Eso -la corrupción, el tumbe, la gansería y el abuso-, que fue el principio de nuestra conversación radial, nos da en la cara sin piedad y culmina con otra premisa aterradora. La perspectiva de tenernos que hundir aún más para impulsarnos y salir a flote. Angustiante para los que ya hemos entendido el axioma de la necesidad de un cambio drástico en el rumbo del país.
Para los estudiosos de nuestra decadencia como Alfredo Carrasquillo, todavía hay más abajo y toda nuestra felicidad e infelicidad, contradictoria como es, surge de nuestra inmadurez colectiva que reflejamos en conductas viscerales. Aunque parezca imposible, parece ser cierto.
Basta ir a cualquier lugar público para experimentar el nivel de desconfianza, hostilidad, gansería y violencia con que pretendemos convivivir. Cualquier fila de espera es buen ejemplo.
Estamos pendientes a que nadie se cuele; pero qué bien nos sentiríamos si pudiéramos hacerlo. Si alguien llamara nuestro nombre y nos sacara del montón. Si al que llaman es a otro fruncimos el ceño y nuestra hostilidad crece aunque no soltemos un puño. Con otros pequeños infortunios cotidianos se acumula silenciosa en un rincón del alma y en el mejor de los casos nos desquitamos frente al volante del carro con un bocinazo o un corte de pastelillo. En el peor, nos desquitamos como desgraciados victimizando a alguien más débil.
Nos incomoda la mirada de cualquiera que se posa más de un segundo sobre nosotros. Miramos a la vez con disgusto mal disimulado a quienes creemos menos aptos para la vida -intelectual, económica o socialmente-. Su ropa, sus accesorios, sus gestos, su tono de voz, son un indicio de que son diferentes a nosotros, más o menos privilegiados que nosotros. Diferencia que no toleramos en absoluto.
Hacemos chistes –burla- para disfrazar nuestra incomodidad de estar donde no queremos estar, con gente que no queremos estar esperando, por algo que debíamos recibir sin la humillación de esperar horas que no debíamos aguardar porque nos corresponde por derecho, trabajémoslo o no.
Estamos siempre al borde del colmo. Agresivos, belicosos, dispuestos a tirar si nos tiran, verbal y físicamente. Tenemos miedo.
Las filosofías más elevadas sostienen que el amor y el miedo son los dos únicos grandes sentimientos. Todos los demás son manifestaciones del uno o del otro. La hostilidad, la violencia y el maltrato son subproductos del miedo. La corrupción y la gansería son subproductos del miedo. ¿Cuándo vamos a lograr que sea el amor el que gobierne nuestras vidas en lugar del miedo? Sucio difícil.
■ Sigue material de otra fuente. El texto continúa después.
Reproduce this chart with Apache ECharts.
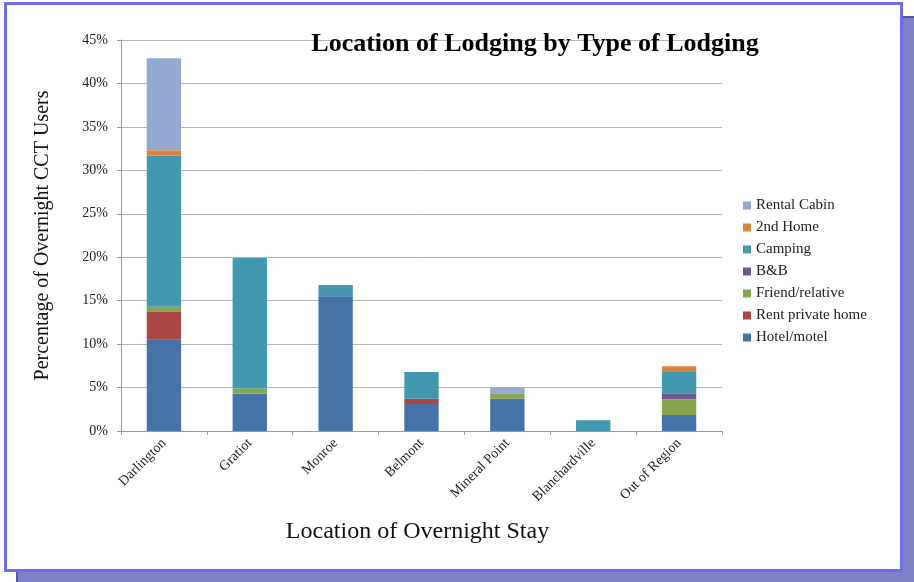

Esto es lo que hay. Somos un país de niños con miedo.
Una sociedad esperando que alguien se encargue de esto y lo arregle. No somos la única, pero esta es la nuestra con el elemento particular de una estructura colonial que ha contribuído enormemente a que nos portemos como hijos esperando que papá resuelva.
Por eso hasta la corrupción y la gansería se explica con esa actitud pueril. Cito a Alfredo:
“Esa es la lógica de ser hijo. Tú no asumes responsabilidad por tu presente y tu futuro. Esperas que alguien se encargue. Eso genera un montón de prácticas perversas. Por ejemplo, la lógica de la corrupción es que no nos importa. Porque a los hijos no les importa gastar demás ni hacer mal uso de los recursos, porque hay la ilusión de un papá que se encarga”.
Los hijos de un papá corrupto piensan que están por encima de la ley. Si papá actúa por encima de la ley esa es la norma ¿no?:
“Estamos al garete. Todo el mundo se maneja como si la ley no le aplicara. Eso genera la corrupción como práctica generalizada en todo tipo de intercambio y a todos los niveles”.
Si a esa lógica le añades la de poder salir corriendo, estamos bien jodidos:
“¿Qué implica para nosotros la bandera americana? ¿Qué implica la ciudadanía americana? Libre acceso al territorio norteamericano. ¿Y qué implica eso? Esta es la tragedia. Que no hay que trabajar aquí por conseguir un país viable porque si me va mal me voy. El argentino, el colombiano, el chileno sabe que su país es lo único que tiene. Aunque tiene la posibilidad de la emigración, tiene que construir un proyecto de país. Para nosotros, además de ser un país de hijos, siempre la vida está en otra parte. Jugamos a que nos podemos ir. Si nos va mal en Salinas nos vamos para Hartford. Si nos va mal en Hartford nos vamos a Comerío y si nos va mal en Comerío nos vamos a Nueva York. Nunca hay un compromiso de construir donde estamos”.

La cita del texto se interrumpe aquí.